Similarly, Peretz, who until recently was the darling of the left-Zionist labour movement, is isolated within his own Labor Party faction.

Even if Olmert survives the backlash, it is unlikely that he and his party, which was elected primarily on a platform of "convergence" and unilateralism, will be unscathed.

"Convergence" is premised on the dismantling of some of the smaller illegal Israeli settlements in the Occupied Palestinian Territories in order to continue the illegal annexation of West Bank territory, by redrawing Israel's borders and isolating occupied East Jerusalem from the rest of the Occupied Territories.

However, since the beginning of Israel's assaults on the Gaza Strip and Lebanon, the voices opposing the dismantling of any of the illegal colonies, no matter what gains this might hold for Israel, have grown louder.

Binyamin Netanyahu, leader of the opposition Likud party and a former prime minister, remained quiet throughout the war. Now he is using Olmert's failure to clearly win the war in Lebanon as an opportunity to press his political credentials as an opponent of "unilateral withdrawal" from sections of the Occupied Territories. In his speech to the Knesset on August 16, Netanyahu slammed the "convergence" policy, saying that "the doctrine of unilateral withdrawals had proven to be a failure".

The Hezbollah victory has electrified much of the Arab world, including the Palestinians. The war against Lebanon, like Yom Kippur, has dealt a heavy blow to the image of Israel's military supremacy in the Middle East.

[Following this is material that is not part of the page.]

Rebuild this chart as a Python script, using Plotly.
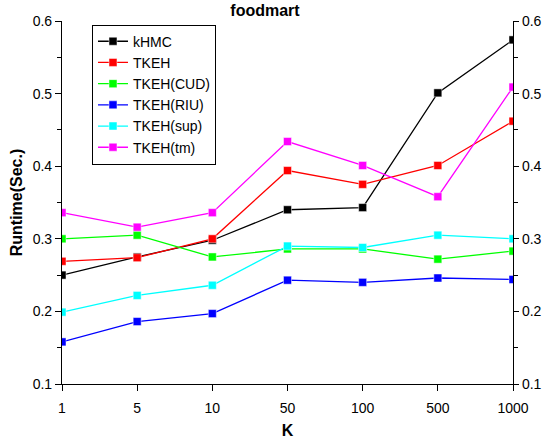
import plotly.graph_objects as go

categories = ["1", "5", "10", "50", "100", "500", "1000"]
khmc = [0.250, 0.275, 0.298, 0.340, 0.343, 0.501, 0.574]
tkeh = [0.269, 0.274, 0.300, 0.394, 0.375, 0.401, 0.462]
tkeh_cud = [0.300, 0.305, 0.275, 0.286, 0.286, 0.272, 0.283]
tkeh_riu = [0.158, 0.186, 0.197, 0.243, 0.240, 0.246, 0.244]
tkeh_sup = [0.199, 0.222, 0.236, 0.290, 0.288, 0.305, 0.300]
tkeh_tm = [0.336, 0.316, 0.336, 0.434, 0.401, 0.358, 0.509]

series = [
    ("kHMC", khmc, "#000000"),
    ("TKEH", tkeh, "#ff0000"),
    ("TKEH(CUD)", tkeh_cud, "#00ff00"),
    ("TKEH(RIU)", tkeh_riu, "#0000ff"),
    ("TKEH(sup)", tkeh_sup, "#00ffff"),
    ("TKEH(tm)", tkeh_tm, "#ff00ff"),
]

fig = go.Figure()
for name, vals, col in series:
    fig.add_trace(go.Scatter(
        x=categories, y=vals, name=name, mode="lines+markers",
        line=dict(color=col, width=1.3),
        marker=dict(symbol="square", size=8, color=col,
                    line=dict(color="rgba(255,255,255,0.6)", width=0.8)),
    ))

# invisible trace for right axis
fig.add_trace(go.Scatter(x=categories, y=khmc, yaxis="y2", showlegend=False,
                         mode="markers", marker=dict(opacity=0), hoverinfo="skip"))

FAM = "Liberation Sans, Arial"
fig.update_layout(
    width=544, height=439,
    margin=dict(l=62, r=31, t=21, b=55, autoexpand=False),
    paper_bgcolor="white", plot_bgcolor="white",
    font=dict(family=FAM, size=14, color="#000"),
    title=dict(text="<b>foodmart</b>", x=(265 - 62) / 451, xref="paper", xanchor="center",
               y=0.99, yref="container", yanchor="top",
               font=dict(family=FAM, size=16)),
    showlegend=True,
    legend=dict(x=0.0665, y=0.99, xref="paper", yref="paper",
                xanchor="left", yanchor="top",
                bordercolor="#000", borderwidth=1, bgcolor="white",
                font=dict(family=FAM, size=14),
                tracegroupgap=0),
    xaxis=dict(type="category", range=[0, 6], showgrid=False, automargin=False,
               showline=True, linecolor="#000", linewidth=1.2,
               ticks="outside", ticklen=6, tickcolor="#000",
               ticklabelstandoff=5,
               title=dict(text="<b>K</b>", font=dict(size=16), standoff=10),
               zeroline=False),
    yaxis=dict(range=[0.1, 0.6], dtick=0.1, tickformat=".1f", showgrid=False,
               automargin=False,
               showline=True, linecolor="#000", linewidth=1.2,
               ticks="outside", ticklen=6, tickcolor="#000",
               minor=dict(dtick=0.05, ticks="outside", ticklen=4, tickcolor="#000"),
               title=dict(text="<b>Runtime(Sec.)</b>", font=dict(size=16), standoff=6),
               zeroline=False),
    yaxis2=dict(range=[0.1, 0.6], dtick=0.1, tickformat=".1f", showgrid=False,
                automargin=False,
                overlaying="y", side="right", anchor="x",
                showline=True, linecolor="#000", linewidth=1.2,
                ticks="outside", ticklen=5, tickcolor="#000",
                minor=dict(dtick=0.05, ticks="outside", ticklen=4, tickcolor="#000"),
                zeroline=False),
)

fig.write_html("out.html")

Sheikh Sayyed Hassan Nasrallah, Hezbollah's secretary-general, is now seen by many Palestinians as their new resistance hero. It is unlikely that the Palestinians will be able to repeat the achievements of Hezbollah due to the oppressive nature of the Israeli occupation and their lack of weaponry. However the war has shown Palestinians that Israel is not invincible. This will embolden the Palestinians to continue their own resistance, albeit in a different form, against the illegal and brutal Israeli occupation.